I liked this story. The classic characters don’t play all that much of a role, they’re contestants in the show. Instead, it focusses on a jeweler in Emerald City and the part he has to play in overthrowing the wizard.
Good Hunting – Ken Liu
Magic is disappearing from the land as iron roads cross the country and steam powered machines are on the rise. A hulijing looses her ability to change into a fox and a demon hunter is out of work. They both try to live in this strange new world.
Yes to steampunk fairy tales! A demon hunter turned gifted mechanic. A young girl lost without her magic, missing desperately her true fox form. And a world utterly changed by the advancements of steam technology.
By the Moon’s Good Grace – Kirstyn McDermott
Little Red Riding Hood’s grandmother is dead, killed by her stepfather, the huntsman. For she had a secret: she could turn into a wolf. And now Little Red is in danger as well.

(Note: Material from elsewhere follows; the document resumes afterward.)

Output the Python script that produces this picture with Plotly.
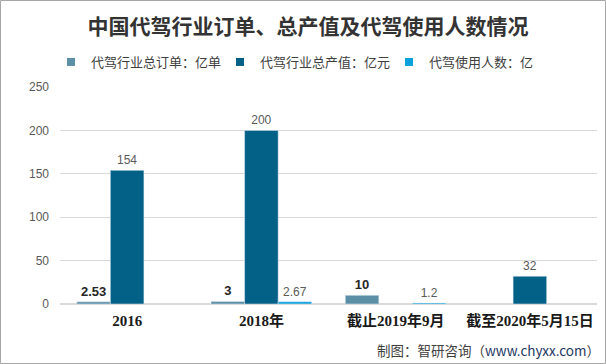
import plotly.graph_objects as go

categories = ["2016", "2018年", "截止2019年9月", "截至2020年5月15日"]
orders = [2.53, 3, 10, None]
output_value = [154, 200, None, 32]
users = [None, 2.67, 1.2, None]
series_names = ["代驾行业总订单：亿单", "代驾行业总产值：亿元", "代驾使用人数：亿"]
colors = ["#5B8FA6", "#036087", "#0AA0DC"]

def fmt(v):
    return "" if v is None else ("%g" % v)

L, R, T, B = 60, 9, 87, 60
W, H = 606, 364
pw, ph = W - L - R, H - T - B

def py(pix):
    """pixel row from top -> paper y"""
    return (T + ph - pix) / ph

def px(pix):
    return (pix - L) / pw

fig = go.Figure()
series = [orders, output_value, users]
for i, vals in enumerate(series):
    if i == 0:
        txt = [("<b>%s</b>" % fmt(v)) if v is not None else "" for v in vals]
        tf = dict(size=13, color="#262626", family="Liberation Sans, Noto Sans CJK SC")
    else:
        txt = [fmt(v) for v in vals]
        tf = dict(size=12, color="#595959", family="Liberation Sans, Noto Sans CJK SC")
    fig.add_trace(go.Bar(
        x=categories, y=vals, name=series_names[i],
        marker_color=colors[i], text=txt, textposition="outside",
        cliponaxis=False, textfont=tf, showlegend=False,
    ))
# legend-only entries with small square symbols
for i in range(3):
    fig.add_trace(go.Scatter(
        x=[None], y=[None], mode="markers", name=series_names[i],
        marker=dict(symbol="square", size=8, color=colors[i]), showlegend=True,
    ))

fig.update_layout(
    width=W, height=H,
    margin=dict(l=L, r=R, t=T, b=B, autoexpand=False),
    paper_bgcolor="white", plot_bgcolor="white",
    barmode="group", bargap=0.25, bargroupgap=0,
    title=dict(text="<b>中国代驾行业订单、总产值及代驾使用人数情况</b>",
               x=308 / W, xref="container", xanchor="center", y=1 - 27 / H, yref="container",
               yanchor="middle",
               font=dict(size=21, color="#333333", family="Noto Sans CJK SC")),
    legend=dict(orientation="h", x=px(51), xanchor="left", xref="paper",
                y=py(62), yref="paper", yanchor="middle",
                font=dict(size=13, color="#404040", family="Noto Sans CJK SC"),
                itemwidth=30, traceorder="normal", entrywidth=124, entrywidthmode="pixels"),
    showlegend=True,
    xaxis=dict(showgrid=False, showline=False, ticks="", automargin=False,
               tickfont=dict(size=15, color="#1a1a1a", family="Liberation Serif, Noto Sans CJK SC"),
               tickprefix="<b>", ticksuffix="</b>", ticklabelstandoff=6),
    yaxis=dict(range=[0, 250], dtick=50, showgrid=True, gridcolor="#D9D9D9", gridwidth=1,
               zeroline=True, zerolinecolor="#D9D9D9", showline=False, ticks="", automargin=False,
               tickfont=dict(size=12, color="#595959", family="Liberation Sans"),
               ticklabelstandoff=10),
    shapes=[dict(type="rect", xref="paper", yref="paper",
                 x0=px(0.5), x1=px(W - 0.5), y0=py(H - 0.5), y1=py(0.5),
                 line=dict(color="#A6A6A6", width=1), fillcolor="rgba(0,0,0,0)", layer="below")],
    annotations=[dict(text="制图：智研咨询（<span style='color:#1F3864'>www.chyxx.com</span>）",
                      xref="paper", yref="paper",
                      x=px(602), y=py(350),
                      xanchor="right", yanchor="middle", showarrow=False,
                      font=dict(size=13.5, color="#404040", family="Noto Sans CJK SC"))],
)
fig.update_xaxes(range=[-0.5, 3.5])
fig.write_html("out.html", config={"displayModeBar": False},
               post_script="document.body.style.margin='0px';document.body.style.overflow='hidden';")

Little Red as a werewolf is a story I have read before. This one’s well written and interesting, with the stepfather a dangerous presence throughout and Little Red torn between the world of wolves and humans.
The Juniper Tree – Peter Straub
It’s summer and a seven-year-old boy escapes to the cinema every day instead of going to Summer Play School. And one day, he meets a dangerous predator there, a man called Jimmy who wants him to do all sorts of things in the dark of the theater.
Disturbing. Except for the title, I also don’t see the fairy tale connection at all.
Greensleeves – Jeff VanderMeer
Librarian Mary works in a strange place, where homeless dance on the second floor, an eagle watches her move and one day, a circus magician arrives looking for his giant frog who can whistle Greensleeves.
Weird, but not in a good way. This story just didn’t speak to me at all.
Beauty – Tanith Lee
Aliens have visited earth and brough great gifts of technology. There’s only one catch: Every once in a while they send strange-coloured roses and then the family has to send a son or a daughter to live with the aliens.
Interesting take on Beauty and the Beast.